DPO or Reinforcement learning statistically drags the model away from the trash can and towards the house. In a sense, reinforcement learning or DPO allows models trainers to make up for the fact that their datasets have bad explanations and information.

It’s pulling the model away from bad answers and towards good ones. Of course, it would have been better if we didn’t have the bad quality answers in there in the first place!!!

*Lower perplexity is not (necessarily) better!*

Perplexity is a measure of how much a language model deviates in representing it’s training data (or some smaller benchmark dataset, sometimes wiki text - a sample from wikipedia).

When an LLM is being trained, the perplexity goes down and down until eventually it plateaus. (i.e. the model starts to get closer and closer in representing its training data).

Interestingly, certain types of training, like reinforcement learning (or now, DPO), can increase the perplexity of a model! Why??? And is that good or bad?

Quite simply, DPO moves the statistical distribution of a model away from bad data and towards better data. It’s like moving the model away from the rubbish dump to focus on the rolling hills. If your perplexity benchmark includes the data set for the dump+hills, then of course the perplexity measurement can go up because your model is no longer representing the dump!!!

Low perplexity is not a goal in itself.

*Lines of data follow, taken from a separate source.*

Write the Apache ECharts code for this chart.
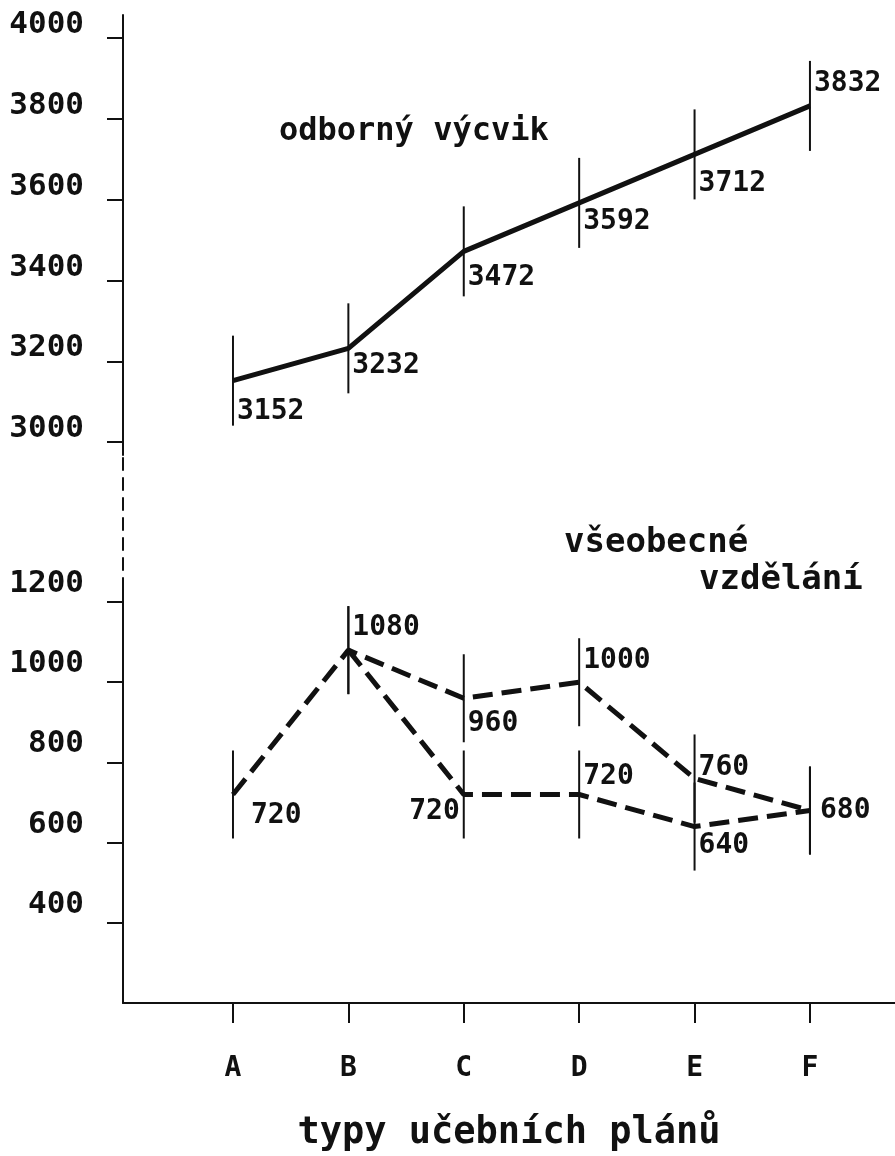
<!DOCTYPE html>
<html>
<head>
<meta charset="utf-8">
<title>typy učebních plánů</title>
<script src="https://cdn.jsdelivr.net/npm/echarts@6/dist/echarts.min.js"></script>
<style>
  html, body { margin: 0; padding: 0; background: #fff; }
  #main { width: 895px; height: 1156px; }
</style>
</head>
<body>
<div id="main"></div>
<script>
// kategorie (typy učebních plánů)
const categories = ["A", "B", "C", "D", "E", "F"];
// odborný výcvik
const odbornyVycvik = [3152, 3232, 3472, 3592, 3712, 3832];
// všeobecné vzdělání - dvě varianty (druhá se odděluje od B)
const vseobecne1 = [720, 1080, 960, 1000, 760, 680];
const vseobecne2 = [null, 1080, 720, 720, 640, 680];
// popisky os
const upperTicks = [3000, 3200, 3400, 3600, 3800, 4000];
const lowerTicks = [400, 600, 800, 1000, 1200];
const catTicks = [0, 1, 2, 3, 4, 5];

// posuny popisků hodnot (jen styl)
const upperLabelDy = [31, 17, 26, 19, 29, -22];
const lower1LabelDy = [21, -22, 25, -22, -11, 0];
const lower1LabelGap = [17, 3, 3, 3, 3, 9];
const lower2LabelDy = [0, 0, 17, -18, 19, 0];
const lower2LabelShow = [false, false, true, true, true, false];
const lower2LabelPos = ["right", "right", "left", "right", "right", "right"];

const FONT = "DejaVu Sans Mono";
const INK = "#111";

function markerData(values, opts) {
  const out = [];
  values.forEach((v, i) => {
    if (v === null) return;
    out.push({
      value: [i, v],
      label: {
        show: opts.show ? opts.show[i] : true,
        position: opts.pos ? opts.pos[i] : "right",
        distance: opts.gap ? opts.gap[i] : 3,
        offset: [0, opts.dy[i]]
      }
    });
  });
  return out;
}

const valueLabel = {
  color: INK,
  fontFamily: FONT,
  fontWeight: "bold",
  fontSize: 28
};

const chart = echarts.init(document.getElementById("main"), null, { renderer: "canvas" });

const hiddenX = (idx) => ({
  type: "value",
  gridIndex: idx,
  min: -0.953,
  max: 5.737,
  show: false
});

// popisky osy y - mírně nad značkou
const yLabel = (ticks, lh) => ({
  customValues: ticks,
  margin: 39,
  verticalAlign: "bottom",
  lineHeight: lh,
  color: INK,
  fontFamily: FONT,
  fontWeight: "bold",
  fontSize: 31,
  formatter: (v) => String(v)
});

const option = {
  animation: false,
  backgroundColor: "#fff",
  grid: [
    { left: 123, right: 0, top: 15, height: 440, outerBoundsMode: "none" },
    { left: 123, right: 0, top: 455, height: 135, outerBoundsMode: "none" },
    { left: 123, right: 0, top: 590, height: 413, outerBoundsMode: "none" }
  ],
  xAxis: [
    hiddenX(0),
    hiddenX(1),
    {
      type: "value",
      gridIndex: 2,
      min: -0.953,
      max: 5.737,
      splitLine: { show: false },
      axisLine: { onZero: false, lineStyle: { color: INK, width: 2 } },
      axisTick: { show: true, length: 20, customValues: catTicks, lineStyle: { color: INK, width: 2 } },
      axisLabel: {
        customValues: catTicks,
        margin: 52,
        color: INK,
        fontFamily: FONT,
        fontWeight: "bold",
        fontSize: 28,
        formatter: (v) => categories[Math.round(v)]
      },
      name: "typy učebních plánů",
      nameLocation: "middle",
      nameGap: 112,
      nameTextStyle: { color: INK, fontFamily: FONT, fontWeight: "bold", fontSize: 37 }
    }
  ],
  yAxis: [
    {
      type: "value",
      gridIndex: 0,
      min: 2968,
      max: 4057,
      splitLine: { show: false },
      axisLine: { show: true, onZero: false, lineStyle: { color: INK, width: 2 } },
      axisTick: { show: true, length: 16, customValues: upperTicks, lineStyle: { color: INK, width: 2 } },
      axisLabel: yLabel(upperTicks, 26)
    },
    {
      type: "value",
      gridIndex: 1,
      min: 0,
      max: 1,
      splitLine: { show: false },
      axisLine: { show: true, onZero: false, lineStyle: { color: INK, width: 2, type: [12, 8] } },
      axisTick: { show: false },
      axisLabel: { show: false }
    },
    {
      type: "value",
      gridIndex: 2,
      min: 200,
      max: 1230,
      splitLine: { show: false },
      axisLine: { show: true, onZero: false, lineStyle: { color: INK, width: 2 } },
      axisTick: { show: true, length: 16, customValues: lowerTicks, lineStyle: { color: INK, width: 2 } },
      axisLabel: yLabel(lowerTicks, 36)
    }
  ],
  graphic: [
    { type: "text", left: 279, top: 116, style: { text: "odborný výcvik", fill: INK, font: "bold 32px '" + FONT + "'" } },
    { type: "text", left: 564, top: 526, style: { text: "všeobecné", fill: INK, font: "bold 34px '" + FONT + "'" } },
    { type: "text", left: 699, top: 563, style: { text: "vzdělání", fill: INK, font: "bold 34px '" + FONT + "'" } }
  ],
  series: [
    {
      name: "odborný výcvik",
      type: "line",
      xAxisIndex: 0,
      yAxisIndex: 0,
      symbol: "rect",
      symbolSize: [2, 90],
      showAllSymbol: true,
      itemStyle: { color: INK },
      lineStyle: { color: INK, width: 5 },
      label: Object.assign({ show: true }, valueLabel),
      data: markerData(odbornyVycvik, { dy: upperLabelDy })
    },
    {
      name: "všeobecné vzdělání",
      type: "line",
      xAxisIndex: 2,
      yAxisIndex: 2,
      symbol: "rect",
      symbolSize: [2, 88],
      showAllSymbol: true,
      itemStyle: { color: INK },
      lineStyle: { color: INK, width: 5, type: [20, 9] },
      label: Object.assign({ show: true }, valueLabel),
      data: markerData(vseobecne1, { dy: lower1LabelDy, gap: lower1LabelGap })
    },
    {
      name: "všeobecné vzdělání 2",
      type: "line",
      xAxisIndex: 2,
      yAxisIndex: 2,
      symbol: "rect",
      symbolSize: [2, 88],
      showAllSymbol: true,
      itemStyle: { color: INK },
      lineStyle: { color: INK, width: 5, type: [20, 9] },
      label: Object.assign({ show: true }, valueLabel),
      data: markerData(vseobecne2, { dy: lower2LabelDy, show: lower2LabelShow, pos: lower2LabelPos })
    }
  ]
};

chart.setOption(option);
</script>
</body>
</html>
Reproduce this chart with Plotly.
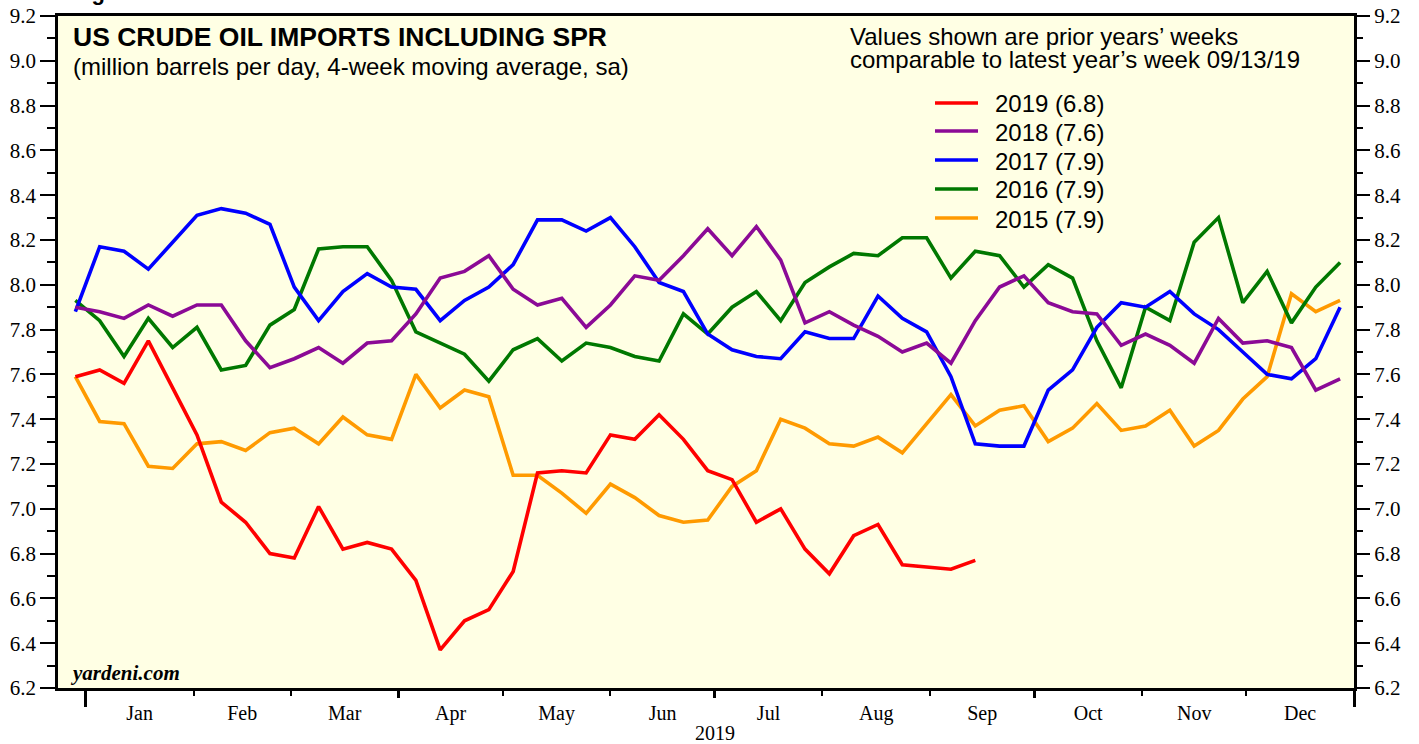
import pandas as pd
import plotly.graph_objects as go

# ---- data (weekly, 4-week moving average, million barrels per day) ----
weeks = pd.date_range("2018-12-29", periods=53, freq="7D")

y2019 = [7.59, 7.62, 7.56, 7.75, 7.54, 7.33, 7.03, 6.94, 6.80, 6.78, 7.01, 6.82, 6.85, 6.82, 6.68, 6.37,
         6.50, 6.55, 6.72, 7.16, 7.17, 7.16, 7.33, 7.31, 7.42, 7.31, 7.17, 7.13, 6.94, 7.00, 6.82,
         6.71, 6.88, 6.93, 6.75, 6.74, 6.73, 6.77]
y2018 = [7.90, 7.88, 7.85, 7.91, 7.86, 7.91, 7.91, 7.75, 7.63, 7.67, 7.72, 7.65, 7.74, 7.75, 7.87, 8.03,
         8.06, 8.13, 7.98, 7.91, 7.94, 7.81, 7.91, 8.04, 8.02, 8.13, 8.25, 8.13, 8.26, 8.11, 7.83,
         7.88, 7.82, 7.77, 7.70, 7.74, 7.65, 7.84, 7.99, 8.04, 7.92, 7.88, 7.87, 7.73, 7.78, 7.73, 7.65,
         7.85, 7.74, 7.75, 7.72, 7.53, 7.58]
y2017 = [7.88, 8.17, 8.15, 8.07, 8.19, 8.31, 8.34, 8.32, 8.27, 7.99, 7.84, 7.97, 8.05, 7.99, 7.98, 7.84,
         7.93, 7.99, 8.09, 8.29, 8.29, 8.24, 8.30, 8.17, 8.01, 7.97, 7.78, 7.71, 7.68, 7.67, 7.79,
         7.76, 7.76, 7.95, 7.85, 7.79, 7.59, 7.29, 7.28, 7.28, 7.53, 7.62, 7.81, 7.92, 7.90, 7.97, 7.87,
         7.80, 7.70, 7.60, 7.58, 7.67, 7.90]
y2016 = [7.93, 7.84, 7.68, 7.85, 7.72, 7.81, 7.62, 7.64, 7.82, 7.89, 8.16, 8.17, 8.17, 8.02, 7.79, 7.74,
         7.69, 7.57, 7.71, 7.76, 7.66, 7.74, 7.72, 7.68, 7.66, 7.87, 7.78, 7.90, 7.97, 7.84, 8.01,
         8.08, 8.14, 8.13, 8.21, 8.21, 8.03, 8.15, 8.13, 7.99, 8.09, 8.03, 7.75, 7.54, 7.90, 7.84, 8.19,
         8.30, 7.92, 8.06, 7.83, 7.99, 8.10]
y2015 = [7.59, 7.39, 7.38, 7.19, 7.18, 7.29, 7.30, 7.26, 7.34, 7.36, 7.29, 7.41, 7.33, 7.31, 7.60, 7.45,
         7.53, 7.50, 7.15, 7.15, 7.07, 6.98, 7.11, 7.05, 6.97, 6.94, 6.95, 7.10, 7.17, 7.40, 7.36,
         7.29, 7.28, 7.32, 7.25, 7.38, 7.51, 7.37, 7.44, 7.46, 7.30, 7.36, 7.47, 7.35, 7.37, 7.44, 7.28,
         7.35, 7.49, 7.59, 7.96, 7.88, 7.93]

series_names = ["2015 (7.9)", "2016 (7.9)", "2017 (7.9)", "2018 (7.6)", "2019 (6.8)"]
series_values = [y2015, y2016, y2017, y2018, y2019]
series_colors = ["#FF9A00", "#007800", "#0000FF", "#8B0A96", "#FF0000"]

y_range = [6.2, 9.2]
x_range = ["2018-12-24", "2020-01-01"]

fig = go.Figure()
for name, vals, col in zip(series_names, series_values, series_colors):
    fig.add_trace(go.Scatter(x=weeks[:len(vals)], y=vals, mode="lines", name=name,
                             line=dict(color=col, width=3.6), showlegend=False))

# empty helper traces so the mirrored right axis and the extra tick axes get drawn
for xa, ya in [("x", "y2"), ("x2", "y"), ("x3", "y")]:
    fig.add_trace(go.Scatter(x=[], y=[], xaxis=xa, yaxis=ya, mode="lines",
                             showlegend=False, hoverinfo="skip"))

serif = "Liberation Serif, Times New Roman, serif"
sans = "Liberation Sans, Arial, sans-serif"
tickfont = dict(family=serif, size=21, color="black")

yax_common = dict(range=y_range, tickmode="linear", tick0=6.2, dtick=0.2, tickformat=".1f",
                  ticks="outside", ticklen=15, tickwidth=2, tickcolor="black",
                  minor=dict(dtick=0.1, ticks="outside", ticklen=8, tickwidth=2, tickcolor="black"),
                  showgrid=False, zeroline=False, tickfont=tickfont, fixedrange=True,
                  automargin=False)

fig.update_layout(
    width=1419, height=744,
    margin=dict(l=58, r=65, t=16, b=56, autoexpand=False),
    paper_bgcolor="white",
    plot_bgcolor="#FFFFE4",
    showlegend=False,
    xaxis=dict(type="date", range=x_range, tickmode="linear", tick0="2019-01-01", dtick="M1",
               ticklabelmode="period", tickformat="%b", ticks="outside", ticklen=5, tickwidth=2,
               tickcolor="black", showgrid=False, zeroline=False,
               tickfont=dict(family=serif, size=20, color="black"),
               showline=True, linewidth=2.5, linecolor="black", mirror=True, fixedrange=True,
               automargin=False),
    xaxis2=dict(type="date", range=x_range, overlaying="x", anchor="y", side="bottom",
                tickmode="linear", tick0="2019-01-01", dtick="M3", ticks="outside", ticklen=9,
                tickwidth=2.5, tickcolor="black", showticklabels=False, showgrid=False,
                zeroline=False, showline=False, automargin=False, fixedrange=True),
    xaxis3=dict(type="date", range=x_range, overlaying="x", anchor="y", side="bottom",
                tickmode="linear", tick0="2019-01-01", dtick="M12", ticks="outside", ticklen=18,
                tickwidth=3, tickcolor="black", showticklabels=False, showgrid=False,
                zeroline=False, showline=False, automargin=False, fixedrange=True),
    yaxis=dict(**yax_common, side="left", showline=True, linewidth=2.5, linecolor="black",
               mirror=True),
    yaxis2=dict(**yax_common, side="right", overlaying="y", anchor="x", showline=False),
)

# plot-area pixel helpers for text placement (paper coordinates)
L, R, T, B = 58, 1354, 16, 688
def px(xp):
    return (xp - L) / (R - L)
def py(yp):
    return (B - yp) / (B - T)

annotations = [
    dict(text="<b>US CRUDE OIL IMPORTS INCLUDING SPR</b>", x=px(71), y=py(37), xanchor="left",
         yanchor="middle", font=dict(family=sans, size=26.5, color="black")),
    dict(text="(million barrels per day, 4-week moving average, sa)", x=px(71), y=py(67),
         xanchor="left", yanchor="middle", font=dict(family=sans, size=24, color="black")),
    dict(text="Values shown are prior years\u2019 weeks", x=px(848), y=py(36), xanchor="left",
         yanchor="middle", font=dict(family=sans, size=24, color="black")),
    dict(text="comparable to latest year\u2019s week 09/13/19", x=px(848), y=py(60), xanchor="left",
         yanchor="middle", font=dict(family=sans, size=24, color="black")),
    dict(text="<b><i>yardeni.com</i></b>", x=px(68), y=py(673), xanchor="left", yanchor="middle",
         font=dict(family=serif, size=21, color="black")),
    dict(text="2019", x="2019-07-01", xref="x", y=py(733), yanchor="middle", xanchor="center",
         font=dict(family=serif, size=20, color="black")),
    dict(text="<b>Figure 1.</b>", x=px(70), y=py(7), yanchor="bottom", xanchor="left",
         font=dict(family=sans, size=22, color="black")),
]

# custom legend (order: 2019 at top)
legend_rows = [103, 131, 160, 189, 218]
shapes = []
for row_y, name, col in zip(legend_rows, series_names[::-1], series_colors[::-1]):
    shapes.append(dict(type="line", xref="paper", yref="paper", x0=px(935), x1=px(978),
                       y0=py(row_y), y1=py(row_y), line=dict(color=col, width=3.6)))
    annotations.append(dict(text=name, x=px(993), y=py(row_y + 1), xanchor="left",
                            yanchor="middle", font=dict(family=sans, size=24, color="black")))

for a in annotations:
    a.setdefault("xref", "paper")
    a.setdefault("yref", "paper")
    a["showarrow"] = False
fig.update_layout(annotations=annotations, shapes=shapes)

fig.write_html("out.html", config={"displayModeBar": False},
               post_script="document.body.style.margin='0';document.body.style.padding='0';")
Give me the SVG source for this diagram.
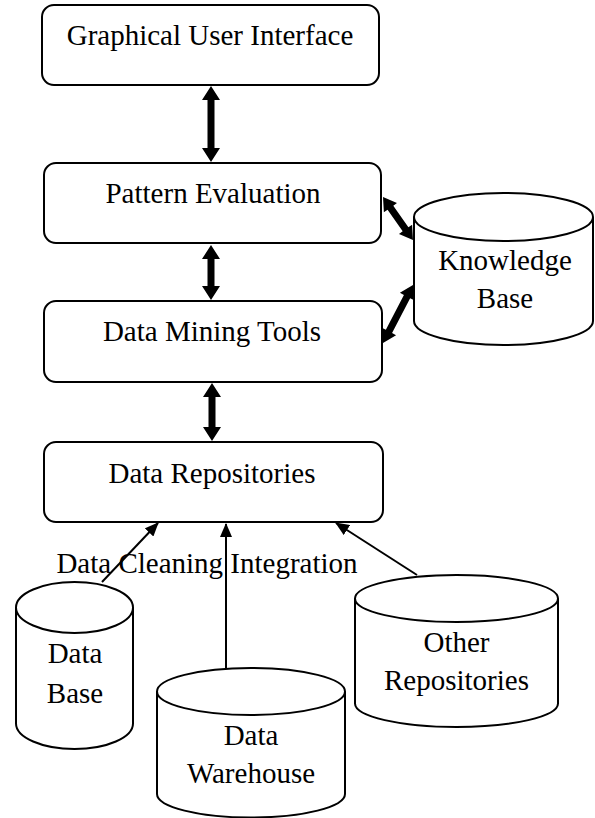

The goal is low perplexity on the highest possible quality dataset! This is why DPO can (and probably should) increase perplexity.

*What makes a great language model?*

Good ideas and information tends to be more frequently replicated in language datasets. To draw a Dawkins analogy, biology replicates genes and humans replicate ideas - with a tendency towards replicating the better ideas. By “replicate”, I mean spread in written and oral form - i.e. language. By building a statistical model of written datasets, we tend to be able to generate the better ideas and information (because those are the ideas and information that we tend to replicate/spread) - because that’s what those datasets tend to contain more of!

Since the model itself, other than analysing statistically, doesn’t know which ideas are better, we do the following to improve results:

  1. Filter data to remove bad answers and messy data.
  2. Shift the statistical distribution away from remaining bad ideas and towards the good ideas/info. This is done through reinforcement learning (now DPO), as I described above, using pairs of good and bad answers to questions.
  3. Even then, with a finished model, we can further shift the model towards relevant parts of its distribution by saying things like “You are an expert on coding” OR “You are an expert on biology.”

To sum up, a great language model is one where we create and drag it’s statistical distribution towards the highest quality data and ideas represented in language datasets.